Pushing the limits of life
The researchers wanted to know how much radiation D. radiodurans (nicknamed “Conan the Bacterium”) can handle under Mars-like conditions for a while now. The problem wasn’t the will — it was the way.
These stubborn bacteria (especially when freeze-dried) can handle so much radiation that most labs simply can’t produce enough deadly rays over a long enough period of time to kill them, according to coauthor Michael Daly of USU.
“Radiation is dangerous, it’s highly controlled, it’s highly secure,” says Daly. “We can’t say what our dose rate is, but it took days… the world’s most powerful radiation facilities had great trouble getting them dead.”
For the new study, the research team used the facilities at USU and Cornell University to irradiate microbes kept under Mars-like condition until they died.
D. radiodurans, which was the most radiation-resistant, only died after receiving 140,000 grays of radiation. That’s enough to kill a human more than 25,000 times over, and about as much radiation as a microbe would be exposed to if it sat in the martian subsurface for 280 million years.
“It’s such a big number, I use the word astronomical,” said Daly, “You know, five grays will kill you and me.”
Protecting Mars from Earthly microbes
If the new study’s results are confirmed, the extremely long potential survival time of D. radiodurans suggests that DNA-based life on Mars — if it ever evolved there — could still exist on the Red Planet today.

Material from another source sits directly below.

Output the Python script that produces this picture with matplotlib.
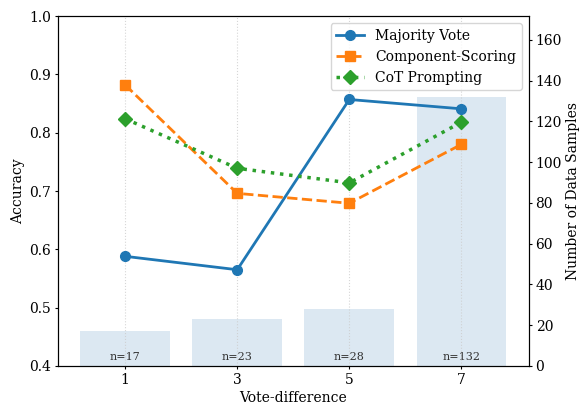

“You would figure that anything that Deinococcus radiodurans can do could be done by a Mars organism that once lived on the surface and is now living subsurface,” John Rummel, senior scientist at SETI institute and former NASA Planetary Protection Officer, who was not involved in the study, tells Astronomy.
And while the Red Planet has been a frozen desert for at least 2 billion years, meteorite impacts can and do disturb subsurface ice, which could create short-lived local oases where dormant cells could revive. Substantial impacts don’t happen every day. But 280 million years — more than four times the amount of time it’s been since the dinosaurs went extinct — gives microbes a long window of opportunity.
This means we can’t assume samples returned from Mars will be sterile, Daly says. “There is the issue of backward contamination: the possibility that if life ever evolved on Mars, and if it is still there, that there is certainly, we believe, a risk of transporting martian microbes back to Earth,” he says.
There’s also the issue of forward contamination. “We live with a lot of extremely ionizing-radiation-resistant organisms on Earth, many of which are also part of the human microbiome,” Daly says. The new results show that if we contaminate the martian subsurface with microbes from Earth, that contamination will probably stick around and potentially complicate life-seeking missions for a long time to come.
Up until now, our rovers have quite literally only scratched the surface of Mars, so it’s quite unlikely we’ve caused any long-lasting contamination yet. But the ExoMars rover planned by the European Space Agency will be able to drill some 6.6 feet (2 meters) deep.
Still, Daly says that while the results underscore the need to think carefully about planetary protection, there’s no need to worry about ruining the Red Planet just yet. And any contamination that does occur will most likely stay local.
“The reality is that terrestrial microorganisms will not proliferate on Mars,” he says. “In a desiccated frozen state, which is not metabolically active, they won’t proliferate. They do not represent a big threat to Mars.”
Still, it never hurts to plan ahead.